Even if the tide of terrorism has receded in recent years, the challenge of Islamism and the challenge of dawa remain formidable. First, I think it’s important to acknowledge that we confront an ideology that seeks to penetrate key institutions of our society—family, schools, media, society as a whole. Second, in their outreach to Western policymakers, Islamists purport to speak for all Muslims, which is highly misleading. We need to work harder to challenge that dangerous illusion.
To the extent that policymakers in the West focus on Islamism, they’ve mainly focused on violence (that is, the jihad aspect of it) and not on dawa, and this has to change. Western governments, I think, should acknowledge that combating Islam[ism] by military means alone is not working. Western governments should also define the enemy more clearly. Political Islam or Islamism is not just a religion. It’s a political ideology. It’s dangerous. It’s nihilistic, it’s a dead-end ideology. We should say that, we should spell it out. At the same time, the solution to the challenge of dawa is unlikely to come from governments, either from Western governments or governments in the Muslim world. What can we do to disrupt our, to counter it, to fragment it?
Obviously, it’s important to map the Islamist networks of dawa around the world, including funding—to track them and counter them. But beyond that, what can be done? Muslim dissidents and Muslim reformers have a crucial role to play, not just by providing warnings, but in explaining the nature of things clearly to those who know little about this issue, to the complacent and to people who view Islamists through rose-colored glasses, or who mistakenly equate Muslims with Islamists.

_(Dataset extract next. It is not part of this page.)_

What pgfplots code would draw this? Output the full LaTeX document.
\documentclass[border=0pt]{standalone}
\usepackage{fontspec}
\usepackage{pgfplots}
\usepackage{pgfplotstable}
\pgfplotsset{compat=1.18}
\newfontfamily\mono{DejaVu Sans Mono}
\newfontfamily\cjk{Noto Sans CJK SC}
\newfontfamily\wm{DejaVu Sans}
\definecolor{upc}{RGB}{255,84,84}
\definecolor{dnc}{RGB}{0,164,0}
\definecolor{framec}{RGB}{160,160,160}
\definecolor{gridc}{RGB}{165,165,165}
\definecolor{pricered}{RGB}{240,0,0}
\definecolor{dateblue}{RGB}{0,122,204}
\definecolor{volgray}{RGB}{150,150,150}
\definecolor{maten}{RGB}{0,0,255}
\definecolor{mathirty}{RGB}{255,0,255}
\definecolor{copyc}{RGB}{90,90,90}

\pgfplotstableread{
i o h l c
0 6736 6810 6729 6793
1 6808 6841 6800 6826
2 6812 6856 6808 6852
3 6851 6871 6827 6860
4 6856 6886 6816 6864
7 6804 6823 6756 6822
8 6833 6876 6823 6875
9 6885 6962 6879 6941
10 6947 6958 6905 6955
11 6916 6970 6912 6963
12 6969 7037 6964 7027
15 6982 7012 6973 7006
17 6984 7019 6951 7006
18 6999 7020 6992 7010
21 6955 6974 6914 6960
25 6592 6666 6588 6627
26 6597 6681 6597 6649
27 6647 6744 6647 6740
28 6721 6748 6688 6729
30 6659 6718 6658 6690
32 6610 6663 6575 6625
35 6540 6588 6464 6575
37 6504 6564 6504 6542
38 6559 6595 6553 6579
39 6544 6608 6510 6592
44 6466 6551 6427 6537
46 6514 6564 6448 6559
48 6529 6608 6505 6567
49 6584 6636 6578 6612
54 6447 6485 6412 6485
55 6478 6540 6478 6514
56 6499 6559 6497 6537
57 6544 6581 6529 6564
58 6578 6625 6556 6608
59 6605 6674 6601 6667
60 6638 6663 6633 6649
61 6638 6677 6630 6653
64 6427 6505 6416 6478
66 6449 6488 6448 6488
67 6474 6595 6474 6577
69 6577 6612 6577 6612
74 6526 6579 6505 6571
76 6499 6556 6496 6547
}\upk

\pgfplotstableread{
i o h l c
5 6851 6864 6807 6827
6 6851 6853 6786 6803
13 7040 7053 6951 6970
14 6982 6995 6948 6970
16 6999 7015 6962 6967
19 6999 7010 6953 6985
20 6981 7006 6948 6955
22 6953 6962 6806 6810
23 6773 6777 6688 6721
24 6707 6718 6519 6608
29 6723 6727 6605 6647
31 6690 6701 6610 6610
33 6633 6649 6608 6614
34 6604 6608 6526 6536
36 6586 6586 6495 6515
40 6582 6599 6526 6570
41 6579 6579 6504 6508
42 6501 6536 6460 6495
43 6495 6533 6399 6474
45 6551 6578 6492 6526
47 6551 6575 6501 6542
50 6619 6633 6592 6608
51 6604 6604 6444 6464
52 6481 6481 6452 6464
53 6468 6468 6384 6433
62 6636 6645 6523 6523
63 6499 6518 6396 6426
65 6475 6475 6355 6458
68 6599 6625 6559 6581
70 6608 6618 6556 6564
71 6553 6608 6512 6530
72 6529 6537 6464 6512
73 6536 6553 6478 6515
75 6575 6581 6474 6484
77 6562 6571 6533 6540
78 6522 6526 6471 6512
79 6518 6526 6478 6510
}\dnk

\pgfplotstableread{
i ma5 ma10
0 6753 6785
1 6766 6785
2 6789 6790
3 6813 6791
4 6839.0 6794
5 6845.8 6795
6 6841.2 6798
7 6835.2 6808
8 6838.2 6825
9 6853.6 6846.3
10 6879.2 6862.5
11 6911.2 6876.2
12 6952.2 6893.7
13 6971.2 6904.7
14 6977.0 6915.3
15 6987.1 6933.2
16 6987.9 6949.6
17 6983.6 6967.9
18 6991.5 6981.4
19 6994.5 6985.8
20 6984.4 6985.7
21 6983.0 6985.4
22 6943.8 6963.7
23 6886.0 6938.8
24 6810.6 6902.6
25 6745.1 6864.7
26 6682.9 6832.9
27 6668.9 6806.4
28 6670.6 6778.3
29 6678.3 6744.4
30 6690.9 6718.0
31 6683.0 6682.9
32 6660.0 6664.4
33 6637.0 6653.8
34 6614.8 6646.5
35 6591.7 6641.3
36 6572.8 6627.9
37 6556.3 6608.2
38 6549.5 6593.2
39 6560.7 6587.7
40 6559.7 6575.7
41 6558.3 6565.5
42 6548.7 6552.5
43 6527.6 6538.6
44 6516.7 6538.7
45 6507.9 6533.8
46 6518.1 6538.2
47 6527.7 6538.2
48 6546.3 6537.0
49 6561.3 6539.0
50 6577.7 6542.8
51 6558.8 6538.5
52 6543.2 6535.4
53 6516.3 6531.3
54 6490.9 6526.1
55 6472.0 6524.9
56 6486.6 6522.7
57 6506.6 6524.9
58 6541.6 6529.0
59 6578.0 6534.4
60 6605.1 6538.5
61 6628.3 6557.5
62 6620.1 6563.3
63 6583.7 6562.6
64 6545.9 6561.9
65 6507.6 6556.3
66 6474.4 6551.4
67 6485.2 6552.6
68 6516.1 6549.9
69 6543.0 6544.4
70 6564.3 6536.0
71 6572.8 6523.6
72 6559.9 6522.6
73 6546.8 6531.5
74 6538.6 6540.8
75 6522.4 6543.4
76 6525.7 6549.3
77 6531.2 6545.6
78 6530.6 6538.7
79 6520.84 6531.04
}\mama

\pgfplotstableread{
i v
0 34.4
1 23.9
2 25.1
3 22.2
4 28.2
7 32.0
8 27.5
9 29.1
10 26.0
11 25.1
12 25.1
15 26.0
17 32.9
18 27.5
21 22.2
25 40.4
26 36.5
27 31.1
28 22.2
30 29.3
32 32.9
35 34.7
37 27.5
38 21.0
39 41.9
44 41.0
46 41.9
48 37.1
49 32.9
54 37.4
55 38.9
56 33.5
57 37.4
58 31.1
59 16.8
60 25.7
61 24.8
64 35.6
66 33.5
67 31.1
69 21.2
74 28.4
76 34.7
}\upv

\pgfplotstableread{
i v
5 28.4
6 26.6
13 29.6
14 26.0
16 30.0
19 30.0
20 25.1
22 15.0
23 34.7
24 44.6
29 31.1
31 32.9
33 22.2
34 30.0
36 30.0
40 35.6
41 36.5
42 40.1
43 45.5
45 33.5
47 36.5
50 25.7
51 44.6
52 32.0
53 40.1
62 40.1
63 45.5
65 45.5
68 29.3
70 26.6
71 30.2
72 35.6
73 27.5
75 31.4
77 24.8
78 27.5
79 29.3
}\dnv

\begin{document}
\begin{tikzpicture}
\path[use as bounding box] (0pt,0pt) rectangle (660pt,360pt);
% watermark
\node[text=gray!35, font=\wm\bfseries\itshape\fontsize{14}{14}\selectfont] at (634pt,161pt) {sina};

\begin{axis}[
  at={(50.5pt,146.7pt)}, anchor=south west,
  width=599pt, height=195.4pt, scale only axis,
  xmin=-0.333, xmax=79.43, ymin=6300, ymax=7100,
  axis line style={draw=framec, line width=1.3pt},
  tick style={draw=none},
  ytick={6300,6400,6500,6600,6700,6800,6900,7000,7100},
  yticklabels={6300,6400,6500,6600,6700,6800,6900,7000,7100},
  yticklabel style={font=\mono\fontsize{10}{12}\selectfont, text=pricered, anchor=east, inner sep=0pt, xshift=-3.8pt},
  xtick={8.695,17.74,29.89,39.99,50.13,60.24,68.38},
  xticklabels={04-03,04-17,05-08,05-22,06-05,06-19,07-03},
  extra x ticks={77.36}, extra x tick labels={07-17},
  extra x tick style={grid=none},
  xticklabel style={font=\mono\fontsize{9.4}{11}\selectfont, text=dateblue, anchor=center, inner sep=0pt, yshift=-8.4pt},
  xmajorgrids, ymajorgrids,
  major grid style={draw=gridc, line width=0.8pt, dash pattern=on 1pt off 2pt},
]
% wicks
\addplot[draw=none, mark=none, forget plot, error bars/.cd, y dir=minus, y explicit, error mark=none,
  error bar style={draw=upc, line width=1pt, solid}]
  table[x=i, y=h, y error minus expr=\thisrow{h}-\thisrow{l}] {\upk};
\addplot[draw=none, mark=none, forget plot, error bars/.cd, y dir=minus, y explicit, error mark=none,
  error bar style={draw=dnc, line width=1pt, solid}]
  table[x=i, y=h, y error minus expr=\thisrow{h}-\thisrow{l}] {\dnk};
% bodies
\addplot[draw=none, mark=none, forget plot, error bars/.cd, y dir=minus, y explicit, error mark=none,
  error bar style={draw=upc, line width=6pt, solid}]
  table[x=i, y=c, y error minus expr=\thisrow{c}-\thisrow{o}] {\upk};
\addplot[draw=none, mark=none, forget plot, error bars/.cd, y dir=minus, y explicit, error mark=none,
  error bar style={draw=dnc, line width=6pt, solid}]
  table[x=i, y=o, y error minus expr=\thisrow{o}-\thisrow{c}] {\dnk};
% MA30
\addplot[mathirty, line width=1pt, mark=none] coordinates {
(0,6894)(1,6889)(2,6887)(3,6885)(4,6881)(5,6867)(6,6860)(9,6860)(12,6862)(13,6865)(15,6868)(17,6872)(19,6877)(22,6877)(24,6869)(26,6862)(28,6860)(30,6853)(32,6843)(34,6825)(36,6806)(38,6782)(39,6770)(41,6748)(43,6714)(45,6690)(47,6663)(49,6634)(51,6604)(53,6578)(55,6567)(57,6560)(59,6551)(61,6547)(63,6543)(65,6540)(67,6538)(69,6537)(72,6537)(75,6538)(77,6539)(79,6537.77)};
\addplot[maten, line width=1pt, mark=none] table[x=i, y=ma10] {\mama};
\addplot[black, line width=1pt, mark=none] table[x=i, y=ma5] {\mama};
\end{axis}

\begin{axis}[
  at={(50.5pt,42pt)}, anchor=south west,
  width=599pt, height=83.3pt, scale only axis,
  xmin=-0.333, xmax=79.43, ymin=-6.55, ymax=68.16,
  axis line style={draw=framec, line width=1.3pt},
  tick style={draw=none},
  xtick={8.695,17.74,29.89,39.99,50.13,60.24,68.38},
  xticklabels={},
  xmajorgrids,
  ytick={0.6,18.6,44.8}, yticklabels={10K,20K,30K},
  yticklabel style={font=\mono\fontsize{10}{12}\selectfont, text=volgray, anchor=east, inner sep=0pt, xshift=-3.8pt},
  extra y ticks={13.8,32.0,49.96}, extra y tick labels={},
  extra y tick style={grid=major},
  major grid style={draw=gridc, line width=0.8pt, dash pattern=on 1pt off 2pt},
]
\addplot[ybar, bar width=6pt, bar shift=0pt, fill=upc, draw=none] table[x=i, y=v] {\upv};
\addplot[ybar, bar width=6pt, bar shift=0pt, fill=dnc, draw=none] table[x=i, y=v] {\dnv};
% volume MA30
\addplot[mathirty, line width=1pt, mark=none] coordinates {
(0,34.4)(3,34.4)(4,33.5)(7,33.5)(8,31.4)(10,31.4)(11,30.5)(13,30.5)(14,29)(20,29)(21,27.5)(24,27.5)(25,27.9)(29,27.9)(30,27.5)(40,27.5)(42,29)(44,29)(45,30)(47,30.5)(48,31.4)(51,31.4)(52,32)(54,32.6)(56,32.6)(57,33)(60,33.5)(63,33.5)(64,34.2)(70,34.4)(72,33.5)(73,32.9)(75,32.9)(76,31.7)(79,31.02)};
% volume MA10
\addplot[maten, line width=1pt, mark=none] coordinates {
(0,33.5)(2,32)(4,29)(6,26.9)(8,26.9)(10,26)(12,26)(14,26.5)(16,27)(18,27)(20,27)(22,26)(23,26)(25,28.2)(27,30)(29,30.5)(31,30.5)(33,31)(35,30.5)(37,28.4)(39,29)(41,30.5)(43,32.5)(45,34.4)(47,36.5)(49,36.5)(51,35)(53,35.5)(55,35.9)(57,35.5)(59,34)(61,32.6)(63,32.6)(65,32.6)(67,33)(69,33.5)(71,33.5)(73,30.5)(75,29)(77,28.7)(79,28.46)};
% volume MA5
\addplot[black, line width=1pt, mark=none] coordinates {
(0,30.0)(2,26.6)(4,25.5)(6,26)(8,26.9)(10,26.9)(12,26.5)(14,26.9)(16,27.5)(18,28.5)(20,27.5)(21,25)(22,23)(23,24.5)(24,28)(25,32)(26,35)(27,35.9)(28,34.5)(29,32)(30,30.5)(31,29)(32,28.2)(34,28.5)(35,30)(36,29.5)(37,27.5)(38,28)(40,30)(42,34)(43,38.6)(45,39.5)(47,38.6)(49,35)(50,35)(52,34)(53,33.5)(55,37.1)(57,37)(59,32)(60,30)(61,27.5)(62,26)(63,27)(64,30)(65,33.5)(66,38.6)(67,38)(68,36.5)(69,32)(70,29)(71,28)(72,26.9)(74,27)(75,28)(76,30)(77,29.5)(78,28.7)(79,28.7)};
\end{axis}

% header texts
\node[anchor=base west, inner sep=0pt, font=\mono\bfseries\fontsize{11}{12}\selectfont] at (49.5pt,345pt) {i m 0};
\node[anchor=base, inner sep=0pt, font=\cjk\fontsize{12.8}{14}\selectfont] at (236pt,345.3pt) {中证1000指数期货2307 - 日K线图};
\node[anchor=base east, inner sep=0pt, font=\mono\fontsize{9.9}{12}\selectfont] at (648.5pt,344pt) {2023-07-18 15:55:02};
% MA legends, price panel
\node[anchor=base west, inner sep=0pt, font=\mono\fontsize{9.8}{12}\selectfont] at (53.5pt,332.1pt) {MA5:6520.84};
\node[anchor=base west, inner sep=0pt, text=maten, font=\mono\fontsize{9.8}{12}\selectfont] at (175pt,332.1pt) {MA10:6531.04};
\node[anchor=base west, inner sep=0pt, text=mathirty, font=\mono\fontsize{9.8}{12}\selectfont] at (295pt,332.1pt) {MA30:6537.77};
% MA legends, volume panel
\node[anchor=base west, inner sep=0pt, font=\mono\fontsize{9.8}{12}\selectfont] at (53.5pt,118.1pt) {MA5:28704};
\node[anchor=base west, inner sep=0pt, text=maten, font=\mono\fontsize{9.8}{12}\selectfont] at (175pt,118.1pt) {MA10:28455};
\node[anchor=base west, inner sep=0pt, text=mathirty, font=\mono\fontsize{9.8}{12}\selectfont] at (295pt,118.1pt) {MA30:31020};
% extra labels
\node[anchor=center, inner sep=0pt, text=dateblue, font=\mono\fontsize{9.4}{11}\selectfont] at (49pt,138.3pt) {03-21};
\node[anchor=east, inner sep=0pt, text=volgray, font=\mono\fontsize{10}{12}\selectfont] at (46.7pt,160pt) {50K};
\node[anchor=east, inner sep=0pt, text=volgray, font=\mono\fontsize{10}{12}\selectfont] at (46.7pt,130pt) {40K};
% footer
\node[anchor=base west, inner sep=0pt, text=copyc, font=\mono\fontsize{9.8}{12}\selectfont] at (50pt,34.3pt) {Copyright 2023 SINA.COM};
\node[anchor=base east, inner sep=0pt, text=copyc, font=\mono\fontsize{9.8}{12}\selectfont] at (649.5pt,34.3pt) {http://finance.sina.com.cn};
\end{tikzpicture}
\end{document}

Our objective is to fight conviction with conviction, ideas with ideas, words with words, and always operate within the parameters of the laws of our liberal democratic countries. It’s my conviction that if we stand up to those who demand that we either submit to their worldview or die, that if we stick together, we have a very good chance of prevailing.
Once again, welcome, and thank you, thank you, thank you for being here.